1966-04-01 … Atlanta, GA — Georgia Cinerama (6)
1966-04-01 … Detroit, MI — Music Hall (12)
1966-04-01 … St. Louis, MO — Martin Cinerama (12)
1966-04-01 … Seattle, WA — Martin Cinerama (13)
1966-04-06 … Nashville, TN — Crescent (12)
1966-04-09 … Milwaukee, WI — Southgate (10)
1966-04-13 … New York, NY — Warner (13)
1966-04-26 … Pittsburgh, PA — Warner (6)
1966-04-27 … Cincinnati, OH — Capitol (5)
1966-04-27 … Toledo, OH — Showcase 1 (4)
1966-04-29 … New Orleans, LA — Martin Cinerama (8)

1966-05-03 … Los Angeles, CA — Warner Hollywood (13)
1966-05-11 … San Diego, CA — Center (6)

1966-08-17 … Dallas, TX — Capri (1)
1966-08-24 … Portland, OR — Hollywood (4)

1966-09-21 … Kansas City, MO — Empire (7)
1966-09-21 … Salt Lake City, UT — Villa (4)
1966-09-28 … Boston, MA — Boston (7)

1966-11-02 … Minneapolis (St. Louis Park), MN — Cooper (7)
1966-11-02 … Montreal, QC — Imperial (29)

1967-01-18 … Columbus, OH — Grand (4)
1967-01-25 … Wichita, KS — Uptown (5)

1967-02-08 … Newark (Montclair), NJ — Clairidge (6)

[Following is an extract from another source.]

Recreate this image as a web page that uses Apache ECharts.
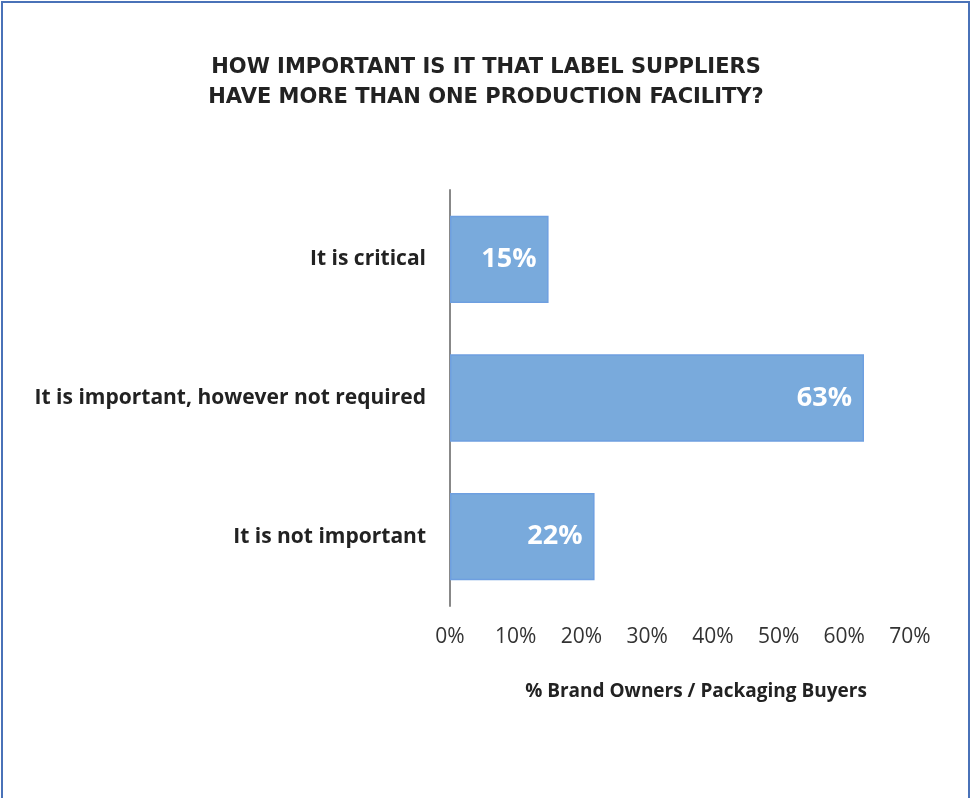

1967-09-20 … Hartford, CT — Cinerama (6)

1968-10-23 … Fresno, CA — Warnor (6)


veyoung52
veyoung52 on January 13, 2016 at 11:26 am

And, I might add that the “Variety” review out of Chicago stated positively that the initial American engagement at the McVickers (a Cinerama house since 1962) was the only one in the States to utilize a 3-projector Cinerama protocol for this release; the following dates would all be via 70mm. It never played the Philadelphia market in any format, however.

patryan6019
patryan6019 on January 14, 2016 at 1:36 am

Not on the Russian Adventure list is an engagement totally unique in that this never happened in any other city or theatre. The picture ran for 5 weeks. The theatre then closed for 46 days so that it could be upgraded from a temporary installation into permanent Super Cinerama (You all know the difference,don’t you). RA then resumed for an additional 17 days. Anyone know the city and theatre?

Coate
Coate on January 14, 2016 at 10:58 am

My unaccounted for engagements of “Russian Adventure” are Akron (Falls), Birmingham (Eastwood Mall), Chattanooga (Brainerd), Jacksonville (5 Points), Louisville (Showcase), Norfolk (Rosna), and Providence (Cinerama). Is the “unique” engagement you’re referring to, patryan6019, one of these?

patryan6019
patryan6019 on January 14, 2016 at 9:13 pm

Java only played one reserved seat engagement — in Hollywood. All others, including NY, played as many as 4 performances a day at reduced prices. This was both the first and last time this occurred, as there were no more pictures released in the process. And why wouldn’t they sell the program in any theatre to make money, since the first credit is “Cinerama Presents”. There were no “truth in souvenir program” laws that I know of.

veyoung52
veyoung52 on January 15, 2016 at 2:27 pm

What does “Krakatoa…” have to do with this discussion of “Cinerama’s Russian Adventure”? And what is the city/theatre mentioned in the January 14 post?

HowardBHaas
HowardBHaas on January 27, 2016 at 4:58 am

AMC website still asserts Uptown closed due to the snow storm. Why still closed?

Chris1982
Chris1982 on January 27, 2016 at 11:37 am

Howard, I have relatives outside of Washington DC and not all of the streets are cleared yet. They got 18 inches of snow and the area was not all been cleared yet. They were not prepared for that much snows. They even moved electric repair trucks from as far away as Missouri. Even the Federal Government was closed today. 91/27/16

HowardBHaas
HowardBHaas on January 27, 2016 at 11:38 am

Thanks, if the federal government closed today, I understand better. Yesterday, at least, AMC Mazza Gallerie was open, but that’s in a mall.

HowardBHaas
HowardBHaas on January 28, 2016 at 11:23 am

Back open today, with Star Wars: The Force Awakens.